# Filtering Data Based on Criteria

In this lesson, we will use a simple, small, old dataset of weather projections in Chapel Hill for Thursday, March 25th, through Saturday, April 3rd, of 2022. Each row is the projection for the next day in that timeframe.

Our analysis goal is to find the average temperatures on days where it is unlikely (less than 30%) to rain.

We will consider approaching this problem from a column-oriented perspective.
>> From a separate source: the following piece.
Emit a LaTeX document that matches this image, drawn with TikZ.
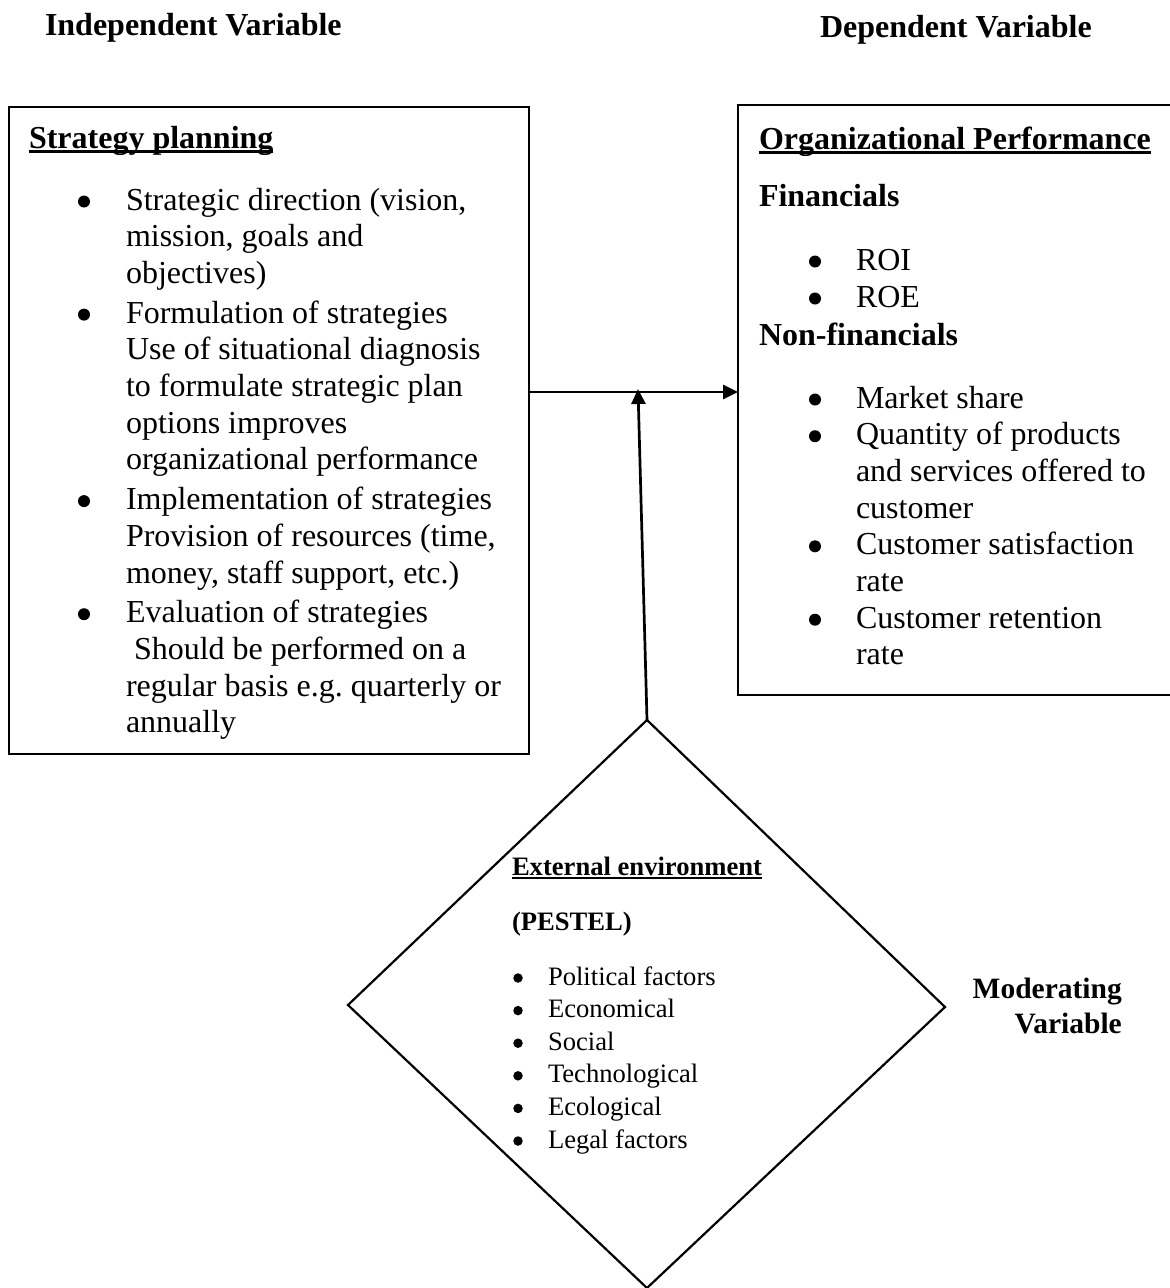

First, let's consider our data set.

In [9]:
col_data: dict[str, list[float]] = {
    "high": [77, 84, 78, 79, 65, 67, 74, 61, 55, 61],
    "low":  [67, 51, 64, 45, 43, 53, 56, 37, 34, 42],
    "rain": [.3, .2, .4, .8, 0., .2, .4, .5, .1, .1]
}

col_data

{'high': [77, 84, 78, 79, 65, 67, 74, 61, 55, 61],
 'low': [67, 51, 64, 45, 43, 53, 56, 37, 34, 42],
 'rain': [0.3, 0.2, 0.4, 0.8, 0.0, 0.2, 0.4, 0.5, 0.1, 0.1]}

### Produce a "Mask" Based on Criteria

In [16]:
def less_than(column: list[float], threshold: float) -> list[bool]:
 # Look through each of the list values belonging to each dictionary key to see if rain is less than 30%
    result: list[bool] = []
    for item in column:
        result.append(item < threshold)
        # if item < threshold:
        #   result.append(True)
        # else: 
        #   result.append(False)
        # commented out because there is a better way to code
    return result 


no_rain: list[bool] = less_than(col_data["rain"], 0.3)
print(no_rain)

[False, True, False, False, True, True, False, False, True, True]


#### Masking the Values 
* the true and false results from the list masks the actual percetages 
* correspond the true and false results to the temperature in high and low temperatures 

In [19]:
# Masked function: 
# - takes in a column and a list of masks(bool values)
def masked (column: list[float], masks: list[bool]) -> list[float]:
    no_rain_temps: list[float] = []
    for item in range(len(masks)):
        if masks[item]:
            no_rain_temps.append(column[item])
    return no_rain_temps


print(col_data["rain"])
print(no_rain)
print(col_data["high"])
hightemp_norain: list[float] = masked(col_data["high"], no_rain)
print(hightemp_norain)

[0.3, 0.2, 0.4, 0.8, 0.0, 0.2, 0.4, 0.5, 0.1, 0.1]
[False, True, False, False, True, True, False, False, True, True]
[77, 84, 78, 79, 65, 67, 74, 61, 55, 61]
[84, 65, 67, 55, 61]


#### Compute the Average of High Days with No Rain 

In [20]:
def mean(column: list[float]) -> float:
    return sum(column) / len(column)

mean(hightemp_norain)

66.4

#### With the functions provided, many analyses can be made:

In [22]:
cold_days: list[bool] = less_than(col_data["low"], 50)
print(cold_days)
colddays_yesrain: list[float] = masked(col_data["rain"], cold_days)
print(mean(colddays_yesrain))

[False, False, False, True, True, False, False, True, True, True]
0.30000000000000004